Slammed with an additional bribery charge as new details emerge, Lori Loughlin and her husband, Mossimo Giannulli pleaded not guilty Friday.

Actress Lori Loughlin and her husband, Mossimo Giannulli, pleaded not guilty in Boston Friday to new bribery charges filed against them in the college admissions scandal, according to federal court documents.​​
Actress Lori Loughlin and her husband, Mossimo Giannulli, pleaded not guilty in Boston Friday to new bribery charges filed against them in the college admissions scandal, according to federal court documents.​​ (AP)

HOLLYWOOD, CA — Actress Lori Loughlin and her husband, Mossimo Giannulli, answered to new charges in the college admissions scandal Friday, pleading not guilty to additional bribery charges.

Loughlin and Giannulli, a fashion designer, were among 11 parents slammed with additional charges last week in an indictment returned by a grand jury in Boston. They are accused of conspiring with William "Rick" Singer, a Newport Beach consultant, to commit not just fraud and money laundering, but federal program bribery as well to secure their daughter's fraudulent admissions to USC as coxswain recruits even though neither rowed.
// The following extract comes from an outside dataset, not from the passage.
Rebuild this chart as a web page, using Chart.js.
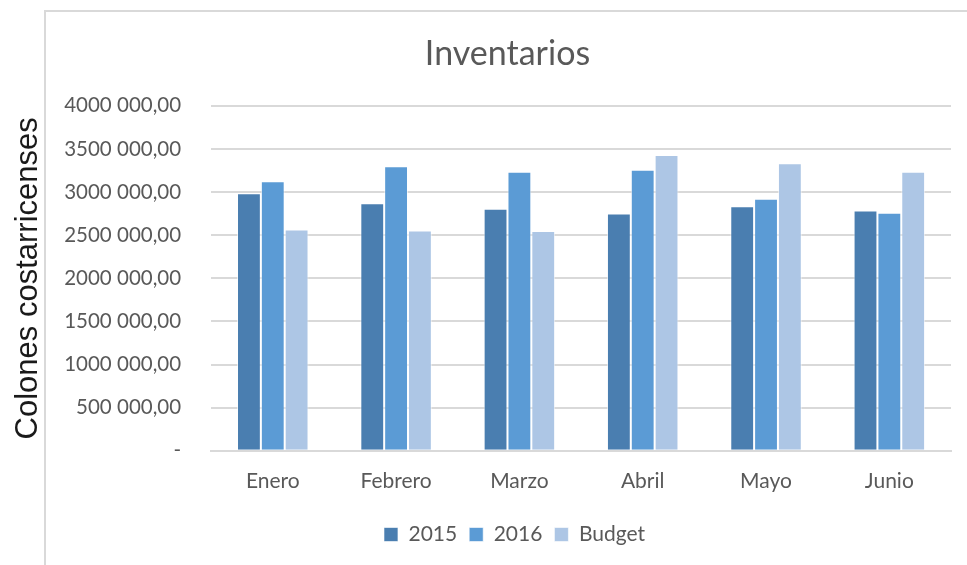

Since the scandal broke last spring, Loughlin and Giannulli have vowed to fight the charges, a high-stakes strategy that prompted prosecutors to pile on the the charges. Prosecutors had previously warned all the defendants they would face more charges if they didn't plead guilty. Several parents, including Oscar-winning actress Felicity Huffman, pleaded guilty, and she served 11 days in prison earlier this month. The remaining parents are now charged with conspiring to commit fraud, money laundering and federal program bribery. If convicted, they could face years in prison.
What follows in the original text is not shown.